* [Work to do]:
Work through the data below line by line and say how many lines hold "that"; give only the number.

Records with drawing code
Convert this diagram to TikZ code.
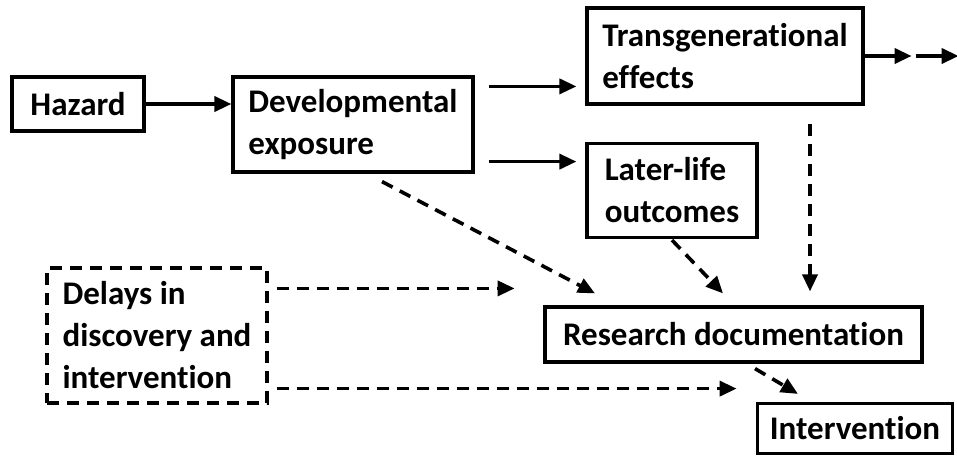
\documentclass[tikz,border=0pt]{standalone}
\usepackage{fontspec}
\setmainfont{Carlito}[Ligatures=NoCommon]
\usepackage{tikz}
\usetikzlibrary{arrows.meta, calc}

\begin{document}
\begin{tikzpicture}[
    x=0.5pt, y=-0.5pt,
    box/.style={draw, line width=1.6pt, inner sep=0pt, align=left, font=\fontsize{16.5}{21}\selectfont\bfseries},
    arrow/.style={-{Triangle[length=8.5pt, width=7.5pt]}, line width=1.8pt},
    dasharrow/.style={arrow, dash pattern=on 6pt off 4pt}
]
    \useasboundingbox (0,0) rectangle (957,456);

    % Boxes
    \node[box, minimum width=66pt, minimum height=27pt] (hazard) at (78,104) {Hazard};
    \node[box, minimum width=120pt, minimum height=47.5pt] (devel) at (353,124.5) {Developmental\\exposure};
    \node[box, minimum width=138pt, minimum height=48pt] (trans) at (725,56) {Transgenerational\\effects};
    \node[box, minimum width=85pt, minimum height=47pt] (later) at (672,190.5) {Later-life\\outcomes};
    \node[box, minimum width=188.5pt, minimum height=27.5pt] (research) at (733.5,334.5) {Research documentation};
    \node[box, minimum width=97.5pt, minimum height=25pt] (interv) at (855,428.5) {Intervention};
    \node[box, dash pattern=on 6pt off 4pt, minimum width=110pt, minimum height=67.5pt] (delays) at (157,335.5) {Delays in\\discovery and\\intervention};

    % Solid arrows
    \draw[arrow] (hazard.east) -- (hazard.east -| devel.west);
    \draw[arrow, shorten >=4.5pt] ($(devel.north east)+(14,11)$) coordinate (d1) -- (d1 -| trans.west);
    \draw[arrow, shorten >=4.5pt] ($(devel.south east)+(14,-12)$) coordinate (d2) -- (d2 -| later.west);
    \draw[arrow] (trans.east) -- ++(47,0);
    \draw[arrow] ($(trans.east)+(51,0)$) -- ++(43,0);

    % Dashed arrows
    \draw[dasharrow] ($(devel.south)+(29,8)$) -- ($(research.north)+(-138.5,-12)$);
    \draw[dasharrow] ($(later.south)+(0,1)$) -- ($(research.north)+(-10.5,-12)$);
    \draw[dasharrow, shorten >=7pt] ($(trans.south)+(85,18)$) coordinate (t1) -- (t1 |- research.north);
    \draw[dasharrow] ($(research.south)+(21.5,5)$) -- ($(interv.north)+(-57,-8)$);
    \draw[dasharrow] ($(delays.north east)+(8,22)$) -- ++(238,0);
    \draw[dasharrow] ($(delays.south east)+(8,-16)$) -- ++(460,0);
\end{tikzpicture}
\end{document}
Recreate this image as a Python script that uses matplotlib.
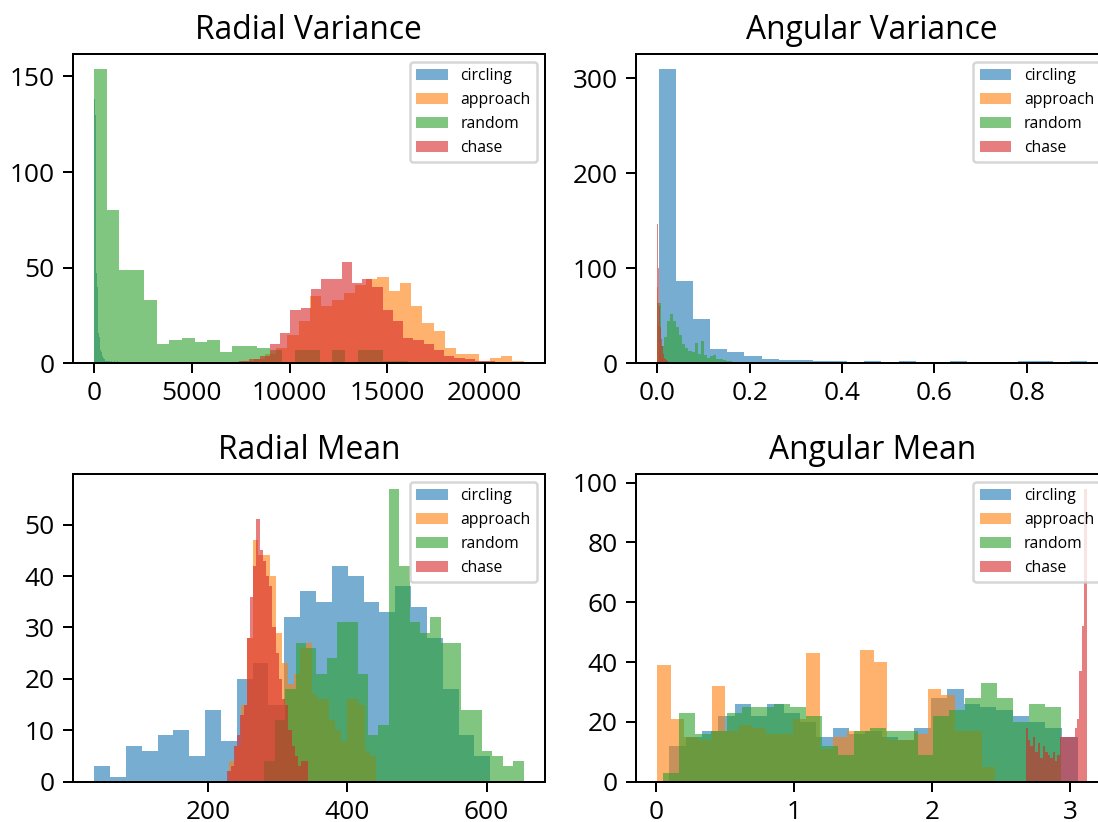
import numpy as np
import matplotlib
matplotlib.use("Agg")
import matplotlib.pyplot as plt
from matplotlib.ticker import MultipleLocator

plt.rcParams['font.family'] = ['Open Sans', 'DejaVu Sans']

labels = ["circling", "approach", "random", "chase"]

# ---------- Radial Variance ----------
rv_circling_range = (0, 1200)
rv_circling = [138, 130, 47, 40, 16, 14, 7, 6, 4, 3, 2, 2, 1, 1, 1, 1, 1, 0, 1, 0, 0, 1, 0, 0, 1]
rv_approach_range = (7590, 21977)
rv_approach = [1, 2, 5, 8, 15, 22, 35, 30, 33, 37, 41, 44, 45, 38, 42, 30, 21, 17, 8, 5, 5, 1, 3, 4, 1]
rv_random_range = (0, 16050)
rv_random = [154, 80, 49, 49, 33, 10, 12, 13, 11, 12, 6, 9, 9, 8, 7, 0, 7, 7, 0, 7, 0, 7, 7, 1, 1]
rv_chase_range = (7426, 20530)
rv_chase = [1, 2, 4, 10, 16, 28, 29, 39, 44, 44, 53, 42, 44, 40, 28, 22, 13, 12, 10, 7, 4, 3, 2, 1, 1]

# ---------- Angular Variance ----------
av_circling_range = (0.003, 0.930)
av_circling = [310, 87, 47, 15, 12, 8, 5, 3, 3, 2, 2, 0, 2, 0, 2, 0, 0, 2, 0, 0, 0, 2, 2, 0, 2]
av_approach_range = (0.0, 0.02)
av_approach = [80, 60, 40, 30, 22, 18, 14, 12, 10, 8, 7, 6, 5, 4, 3, 3, 2, 2, 2, 1, 1, 1, 1, 0, 1]
av_random_range = (0.0, 0.168)
av_random = [63, 18, 28, 45, 52, 45, 38, 30, 20, 16, 13, 12, 21, 10, 23, 9, 6, 8, 9, 5, 4, 3, 2, 2, 1]
av_chase_range = (0.0, 0.025)
av_chase = [147, 147, 100, 100, 60, 45, 38, 30, 26, 21, 18, 14, 12, 10, 8, 6, 5, 4, 3, 3, 2, 2, 1, 1, 1]

# ---------- Radial Mean ----------
rm_circling_range = (36.6, 605.3)
rm_circling = [3, 1, 7, 6, 9, 10, 5, 14, 8, 20, 23, 15, 32, 37, 35, 42, 40, 35, 33, 38, 34, 28, 18, 9, 5]
rm_approach_range = (230.2, 441.7)
rm_approach = [4, 7, 15, 28, 47, 44, 44, 40, 29, 23, 19, 21, 26, 27, 17, 16, 16, 12, 10, 8, 16, 16, 15, 6, 5]
rm_random_range = (281, 653)
rm_random = [4, 12, 18, 27, 26, 21, 24, 31, 31, 21, 9, 11, 57, 42, 31, 29, 32, 27, 27, 14, 14, 6, 5, 3, 4]
rm_chase_range = (228, 343)
rm_chase = [2, 3, 7, 9, 13, 15, 28, 36, 42, 51, 45, 43, 40, 38, 30, 25, 20, 16, 15, 10, 7, 5, 3, 4, 4]

# ---------- Angular Mean ----------
am_circling_range = (0.095, 3.058)
am_circling = [12, 15, 17, 22, 26, 22, 26, 23, 20, 15, 18, 16, 17, 15, 14, 18, 28, 31, 26, 25, 24, 22, 20, 18, 15]
am_approach_range = (0.010, 2.459)
am_approach = [39, 21, 15, 14, 32, 17, 19, 18, 16, 16, 21, 43, 11, 15, 17, 44, 40, 14, 14, 16, 31, 29, 17, 17, 5]
am_random_range = (0.049, 2.933)
am_random = [3, 23, 16, 17, 23, 25, 25, 26, 25, 22, 12, 9, 17, 18, 17, 17, 9, 22, 24, 28, 33, 28, 20, 26, 25]
am_chase_range = (2.678, 3.122)
am_chase = [18, 14, 12, 15, 10, 13, 8, 12, 10, 9, 8, 10, 7, 9, 15, 15, 15, 15, 15, 15, 18, 21, 37, 52, 98]

panels = [
    ("Radial Variance", [(rv_circling_range, rv_circling), (rv_approach_range, rv_approach),
                         (rv_random_range, rv_random), (rv_chase_range, rv_chase)], 5000, 50),
    ("Angular Variance", [(av_circling_range, av_circling), (av_approach_range, av_approach),
                          (av_random_range, av_random), (av_chase_range, av_chase)], 0.2, 100),
    ("Radial Mean", [(rm_circling_range, rm_circling), (rm_approach_range, rm_approach),
                     (rm_random_range, rm_random), (rm_chase_range, rm_chase)], 200, 10),
    ("Angular Mean", [(am_circling_range, am_circling), (am_approach_range, am_approach),
                      (am_random_range, am_random), (am_chase_range, am_chase)], 1, 20),
]

W, H = 1098, 822
fig = plt.figure(figsize=(W / 180, H / 180), dpi=180)

axw = 472.3 / W
rects = [
    (72.7 / W, (H - 363.3) / H, axw, 309.3 / H),
    (636.0 / W, (H - 363.3) / H, axw, 309.3 / H),
    (72.7 / W, (H - 781.7) / H, axw, 307.7 / H),
    (636.0 / W, (H - 781.7) / H, axw, 307.7 / H),
]

colors = ["C0", "C1", "C2", "C3"]
for (title, series, xstep, ystep), rect in zip(panels, rects):
    ax = fig.add_axes(rect)
    for (rng, counts), lab, col in zip(series, labels, colors):
        counts = np.asarray(counts, dtype=float)
        edges = np.linspace(rng[0], rng[1], len(counts) + 1)
        ax.hist(edges[:-1], bins=edges, weights=counts, alpha=0.6, color=col, label=lab)
    ax.set_title(title, fontsize=12.7)
    ax.xaxis.set_major_locator(MultipleLocator(xstep))
    ax.yaxis.set_major_locator(MultipleLocator(ystep))
    ax.tick_params(labelsize=10.5, length=4, pad=3.2)
    ax.legend(loc="upper right", fontsize=6.3)

fig.savefig("out.png", dpi=180)
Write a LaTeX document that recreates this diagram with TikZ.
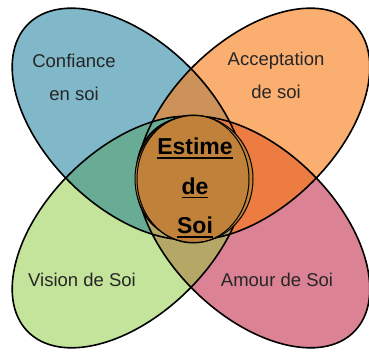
\documentclass[tikz,border=0pt]{standalone}
\usepackage{fontspec}
\setmainfont{Liberation Sans}

\definecolor{confblue}{HTML}{80B8C9}
\definecolor{accorange}{HTML}{FAAE70}
\definecolor{visgreen}{HTML}{C4E49B}
\definecolor{amourpink}{HTML}{DB8394}
\definecolor{mixtop}{HTML}{CD925A}
\definecolor{mixleft}{HTML}{68AC96}
\definecolor{mixright}{HTML}{EC7C42}
\definecolor{mixbottom}{HTML}{B5A766}
\definecolor{estimebrown}{HTML}{C0823A}

% the four petals
\newcommand\petalconf{[rotate around={-44.5:(-62,54)}] (-62,54) ellipse [x radius=142pt, y radius=83pt]}
\newcommand\petalacc{[rotate around={44.5:(62,54)}] (62,54) ellipse [x radius=142pt, y radius=83pt]}
\newcommand\petalvis{[rotate around={44.5:(-62,-54)}] (-62,-54) ellipse [x radius=142pt, y radius=83pt]}
\newcommand\petalamour{[rotate around={-44.5:(62,-54)}] (62,-54) ellipse [x radius=142pt, y radius=83pt]}
\newcommand\ulword[1]{\setbox0\hbox{#1}\rlap{\rule[-4pt]{\wd0}{1.8pt}}\box0}

\begin{document}
\begin{tikzpicture}[x=1pt, y=1pt,
    petal/.style={draw=black, line width=1.6pt},
    petaltext/.style={font=\fontsize{18.5}{33}\selectfont, text=black!85, align=center}]
    \useasboundingbox (-191,-178) rectangle (178,178);

    \fill[confblue] \petalconf;
    \fill[accorange] \petalacc;
    \fill[visgreen] \petalvis;
    \fill[amourpink] \petalamour;

    % overlaps
    \begin{scope}
        \clip \petalconf;
        \fill[mixtop] \petalacc;
        \fill[mixleft] \petalvis;
    \end{scope}
    \begin{scope}
        \clip \petalamour;
        \fill[mixright] \petalacc;
        \fill[mixbottom] \petalvis;
    \end{scope}

    \draw[petal] \petalconf;
    \draw[petal] \petalacc;
    \draw[petal] \petalvis;
    \draw[petal] \petalamour;

    % centre
    \fill[estimebrown] (3,-1) ellipse [x radius=59pt, y radius=63.5pt];
    \draw[line width=1pt] (3,-1) ellipse [x radius=59pt, y radius=63.5pt];
    \draw[line width=1pt] (2,-1) ellipse [x radius=56pt, y radius=64pt];

    \node[petaltext] (confiance) at (-117,101) {Confiance\\en soi};
    \node[petaltext] (acceptation) at (85,103) {Acceptation\\de soi};
    \node[petaltext] (vision) at (-109,-102) {Vision de Soi};
    \node[petaltext] (amour) at (86,-102) {Amour de Soi};
    \node[font=\fontsize{23}{39.5}\selectfont\bfseries, align=center] (estime) at (4,-10) {\ulword{Estime}\\\ulword{de}\\\ulword{Soi}};
\end{tikzpicture}
\end{document}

* [Complete output]:
2